#### Available data

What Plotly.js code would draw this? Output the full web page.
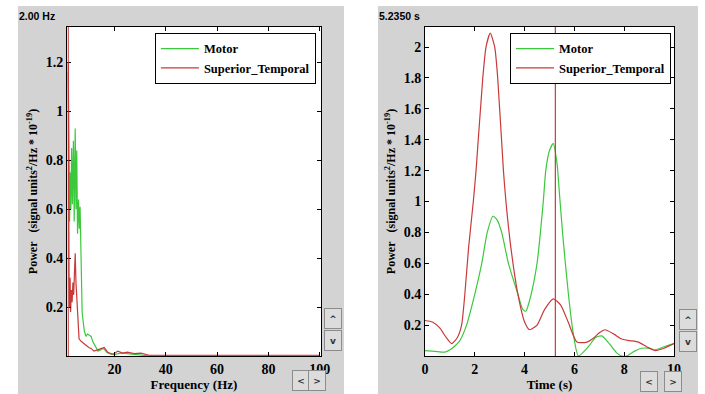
<!DOCTYPE html>
<html>
<head>
<meta charset="utf-8">
<script src="https://cdn.plot.ly/plotly-3.0.1.min.js"></script>
<style>
  html, body { margin: 0; padding: 0; background: #ffffff; width: 705px; height: 394px; overflow: hidden; }
  #left { position: absolute; left: 18px; top: 6px; width: 326px; height: 388px; }
  #right { position: absolute; left: 378px; top: 6px; width: 320px; height: 388px; }
</style>
</head>
<body>
<div id="left"></div>
<div id="right"></div>
<script>
// ---- Data: left panel (power spectrum) ----
const motorFreq  = [2.0, 2.2, 2.5, 2.8, 3.0, 3.3, 3.6, 4.0, 4.3, 4.7, 5.0, 5.3, 5.6, 6.0, 6.3, 6.6, 7.0, 7.4, 7.8, 8.3, 8.9, 9.5, 10.2, 10.9, 11.5, 12.0, 12.8, 13.6, 14.5, 15.2, 16.0, 17.0, 17.9, 19.0, 20.0, 21.5, 23.0, 25.0, 27.0, 29.0, 31.0, 33.0, 40, 60, 80, 100];
const motorPower = [1.16, 0.9, 0.55, 0.75, 0.6, 0.85, 0.62, 0.88, 0.55, 0.93, 0.6, 0.84, 0.5, 0.64, 0.52, 0.61, 0.3, 0.18, 0.14, 0.1, 0.08, 0.09, 0.085, 0.08, 0.06, 0.05, 0.03, 0.02, 0.025, 0.03, 0.028, 0.015, 0.01, 0.006, 0.005, 0.01, 0.012, 0.01, 0.008, 0.005, 0.003, 0.001, 0.001, 0.001, 0.001, 0.001];
const stFreq  = [2.0, 2.1, 2.3, 2.5, 2.7, 2.9, 3.2, 3.5, 3.8, 4.1, 4.4, 4.7, 5.0, 5.4, 5.8, 6.2, 7.0, 7.6, 8.2, 9.0, 10.0, 11.0, 12.0, 13.4, 14.8, 16.0, 17.4, 19.0, 20.0, 21.3, 23.2, 25.0, 27.7, 30.3, 33.5, 40, 60, 80, 100];
const stPower = [1.2, 0.6, 0.33, 0.2, 0.32, 0.18, 0.27, 0.22, 0.3, 0.25, 0.38, 0.42, 0.3, 0.2, 0.1, 0.07, 0.06, 0.055, 0.05, 0.04, 0.035, 0.03, 0.02, 0.025, 0.03, 0.035, 0.015, 0.008, 0.01, 0.02, 0.012, 0.016, 0.01, 0.012, 0.003, 0.003, 0.003, 0.003, 0.003];
const freqCursor = 2.0;
const freqTicks = [20, 40, 60, 80, 100];
const freqPowerTicks = [0.2, 0.4, 0.6, 0.8, 1, 1.2];

// ---- Data: right panel (power over time) ----
const motorTime  = [0, 0.4, 0.8, 1.0, 1.2, 1.4, 1.67, 2.0, 2.28, 2.5, 2.73, 2.9, 3.08, 3.35, 3.73, 3.93, 4.05, 4.2, 4.5, 4.75, 4.85, 5.0, 5.15, 5.3, 5.4, 5.55, 5.76, 5.95, 6.16, 6.56, 6.85, 7.1, 7.4, 7.7, 7.9, 8.1, 8.4, 8.7, 9.0, 9.24, 9.6, 10];
const motorValue = [0.035, 0.03, 0.025, 0.04, 0.065, 0.1, 0.2, 0.4, 0.6, 0.8, 0.905, 0.88, 0.8, 0.6, 0.4, 0.3, 0.29, 0.36, 0.6, 1.0, 1.2, 1.33, 1.375, 1.25, 1.05, 0.75, 0.4, 0.15, 0.0, 0.06, 0.12, 0.13, 0.08, 0.02, 0.0, 0.0, 0.03, 0.05, 0.05, 0.04, 0.06, 0.08];
const stTime  = [0, 0.3, 0.6, 0.85, 1.07, 1.3, 1.47, 1.6, 1.75, 1.94, 2.05, 2.32, 2.45, 2.62, 2.8, 2.92, 3.15, 3.25, 3.45, 3.73, 4.0, 4.2, 4.5, 4.8, 5.15, 5.45, 5.75, 6.1, 6.5, 6.8, 7.0, 7.23, 7.6, 7.9, 8.2, 8.57, 8.9, 9.24, 9.6, 10];
const stValue = [0.23, 0.22, 0.18, 0.12, 0.08, 0.12, 0.2, 0.4, 0.7, 1.0, 1.2, 1.8, 2.0, 2.09, 2.0, 1.8, 1.2, 1.0, 0.7, 0.4, 0.22, 0.17, 0.2, 0.3, 0.37, 0.33, 0.22, 0.09, 0.09, 0.12, 0.15, 0.17, 0.14, 0.11, 0.1, 0.09, 0.06, 0.035, 0.05, 0.08];
const timeCursor = 5.235;
const timeTicks = [0, 2, 4, 6, 8, 10];
const timePowerTicks = [0.2, 0.4, 0.6, 0.8, 1, 1.2, 1.4, 1.6, 1.8, 2];

const seriesNames = ['Motor', 'Superior_Temporal'];
const GREEN = '#3cc83c';
const RED = '#c83a3a';
const GRAY = '#d3d3d3';
const SERIF = 'Liberation Serif, Times New Roman, serif';

const yTitle = 'Power\u00a0\u00a0\u00a0(signal units<sup>2</sup>/Hz * 10<sup>-19</sup>)';

function axisBase() {
  return {
    showgrid: false, zeroline: false, showline: true, linecolor: '#000', linewidth: 1,
    mirror: 'ticks', ticks: 'inside', ticklen: 4, tickcolor: '#000',
    tickfont: { family: SERIF, size: 14, color: '#000', weight: 'bold' },
    fixedrange: true
  };
}

function buttons(pos) {
  const common = { xref: 'paper', yref: 'paper', showarrow: false, bgcolor: '#dcdcdc',
    bordercolor: '#8c8c8c', borderwidth: 1, borderpad: 0, width: 16, height: 19,
    font: { family: 'DejaVu Sans', size: 9, color: '#333' }, xanchor: 'center', yanchor: 'middle' };
  return [
    Object.assign({}, common, { text: '^', x: pos.ud, y: pos.up }),
    Object.assign({}, common, { text: 'v', x: pos.ud, y: pos.down }),
    Object.assign({}, common, { text: '&lt;', x: pos.lx, y: pos.lr }),
    Object.assign({}, common, { text: '&gt;', x: pos.rx, y: pos.lr })
  ];
}

function legendBase(xr) {
  return {
    x: xr, xanchor: 'right', y: 0.982, yanchor: 'top',
    bgcolor: '#fff', bordercolor: '#000', borderwidth: 1,
    font: { family: SERIF, size: 12.5, color: '#000', weight: 'bold' },
    itemwidth: 38, tracegroupgap: 0
  };
}

// ---- Left panel ----
const leftData = [
  { x: motorFreq, y: motorPower, name: seriesNames[0], type: 'scatter', mode: 'lines', line: { color: GREEN, width: 1.2 } },
  { x: stFreq, y: stPower, name: seriesNames[1], type: 'scatter', mode: 'lines', line: { color: RED, width: 1.2 } }
];
const leftLayout = {
  width: 326, height: 388,
  paper_bgcolor: GRAY, plot_bgcolor: '#fff',
  margin: { l: 49, r: 23, t: 21, b: 38 },
  font: { family: SERIF, size: 13, color: '#000', weight: 'bold' },
  title: { text: '2.00 Hz', x: 1 / 326, xanchor: 'left', xref: 'container', y: 1 - 10.5 / 388, yanchor: 'middle', yref: 'container',
           font: { family: 'Liberation Sans, Arial, sans-serif', size: 10.5, color: '#000', weight: 'bold' } },
  xaxis: Object.assign(axisBase(), { range: [1.5, 100.5], tickvals: freqTicks,
    title: { text: 'Frequency (Hz)', standoff: 4, font: { family: SERIF, size: 13, color: '#000', weight: 'bold' } } }),
  yaxis: Object.assign(axisBase(), { range: [0, 1.345], tickvals: freqPowerTicks,
    title: { text: yTitle, standoff: 5, font: { family: SERIF, size: 12, color: '#000', weight: 'bold' } } }),
  showlegend: true,
  legend: legendBase(0.98),
  shapes: [{ type: 'line', xref: 'x', yref: 'paper', x0: freqCursor, x1: freqCursor, y0: 0, y1: 1, line: { color: RED, width: 1 } }],
  annotations: buttons({ ud: 1.049, up: 0.1155, down: 0.0456, lx: 0.921, rx: 0.986, lr: -0.073 })
};

// ---- Right panel ----
const rightData = [
  { x: motorTime, y: motorValue, name: seriesNames[0], type: 'scatter', mode: 'lines', line: { color: GREEN, width: 1.2, shape: 'spline', smoothing: 0.6 } },
  { x: stTime, y: stValue, name: seriesNames[1], type: 'scatter', mode: 'lines', line: { color: RED, width: 1.2, shape: 'spline', smoothing: 0.6 } }
];
const rightLayout = {
  width: 320, height: 388,
  paper_bgcolor: GRAY, plot_bgcolor: '#fff',
  margin: { l: 47, r: 24, t: 21, b: 38 },
  font: { family: SERIF, size: 13, color: '#000', weight: 'bold' },
  title: { text: '5.2350 s', x: 1 / 320, xanchor: 'left', xref: 'container', y: 1 - 10.5 / 388, yanchor: 'middle', yref: 'container',
           font: { family: 'Liberation Sans, Arial, sans-serif', size: 10.5, color: '#000', weight: 'bold' } },
  xaxis: Object.assign(axisBase(), { range: [0, 10], tickvals: timeTicks,
    title: { text: 'Time (s)', standoff: 4, font: { family: SERIF, size: 13, color: '#000', weight: 'bold' } } }),
  yaxis: Object.assign(axisBase(), { range: [0, 2.13], tickvals: timePowerTicks,
    title: { text: yTitle, standoff: 5, font: { family: SERIF, size: 12, color: '#000', weight: 'bold' } } }),
  showlegend: true,
  legend: legendBase(0.988),
  shapes: [{ type: 'line', xref: 'x', yref: 'paper', x0: timeCursor, x1: timeCursor, y0: 0, y1: 1, line: { color: RED, width: 1.2 } }],
  annotations: buttons({ ud: 1.058, up: 0.111, down: 0.044, lx: 0.9, rx: 0.996, lr: -0.0775 })
};

const config = { staticPlot: true, displayModeBar: false };
Plotly.newPlot('left', leftData, leftLayout, config);
Plotly.newPlot('right', rightData, rightLayout, config);
</script>
</body>
</html>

########

# [Problem description]
Pictures stay out. Repeat only the lines from the beginning of the data through the line that has "const freqPowerTicks = [0.2, 0.4, 0.6, 0.8, 1, 1.2];".

# [Exercise result]
What Plotly.js code would draw this? Output the full web page.
<!DOCTYPE html>
<html>
<head>
<meta charset="utf-8">
<script src="https://cdn.plot.ly/plotly-3.0.1.min.js"></script>
<style>
  html, body { margin: 0; padding: 0; background: #ffffff; width: 705px; height: 394px; overflow: hidden; }
  #left { position: absolute; left: 18px; top: 6px; width: 326px; height: 388px; }
  #right { position: absolute; left: 378px; top: 6px; width: 320px; height: 388px; }
</style>
</head>
<body>
<div id="left"></div>
<div id="right"></div>
<script>
// ---- Data: left panel (power spectrum) ----
const motorFreq  = [2.0, 2.2, 2.5, 2.8, 3.0, 3.3, 3.6, 4.0, 4.3, 4.7, 5.0, 5.3, 5.6, 6.0, 6.3, 6.6, 7.0, 7.4, 7.8, 8.3, 8.9, 9.5, 10.2, 10.9, 11.5, 12.0, 12.8, 13.6, 14.5, 15.2, 16.0, 17.0, 17.9, 19.0, 20.0, 21.5, 23.0, 25.0, 27.0, 29.0, 31.0, 33.0, 40, 60, 80, 100];
const motorPower = [1.16, 0.9, 0.55, 0.75, 0.6, 0.85, 0.62, 0.88, 0.55, 0.93, 0.6, 0.84, 0.5, 0.64, 0.52, 0.61, 0.3, 0.18, 0.14, 0.1, 0.08, 0.09, 0.085, 0.08, 0.06, 0.05, 0.03, 0.02, 0.025, 0.03, 0.028, 0.015, 0.01, 0.006, 0.005, 0.01, 0.012, 0.01, 0.008, 0.005, 0.003, 0.001, 0.001, 0.001, 0.001, 0.001];
const stFreq  = [2.0, 2.1, 2.3, 2.5, 2.7, 2.9, 3.2, 3.5, 3.8, 4.1, 4.4, 4.7, 5.0, 5.4, 5.8, 6.2, 7.0, 7.6, 8.2, 9.0, 10.0, 11.0, 12.0, 13.4, 14.8, 16.0, 17.4, 19.0, 20.0, 21.3, 23.2, 25.0, 27.7, 30.3, 33.5, 40, 60, 80, 100];
const stPower = [1.2, 0.6, 0.33, 0.2, 0.32, 0.18, 0.27, 0.22, 0.3, 0.25, 0.38, 0.42, 0.3, 0.2, 0.1, 0.07, 0.06, 0.055, 0.05, 0.04, 0.035, 0.03, 0.02, 0.025, 0.03, 0.035, 0.015, 0.008, 0.01, 0.02, 0.012, 0.016, 0.01, 0.012, 0.003, 0.003, 0.003, 0.003, 0.003];
const freqCursor = 2.0;
const freqTicks = [20, 40, 60, 80, 100];
const freqPowerTicks = [0.2, 0.4, 0.6, 0.8, 1, 1.2];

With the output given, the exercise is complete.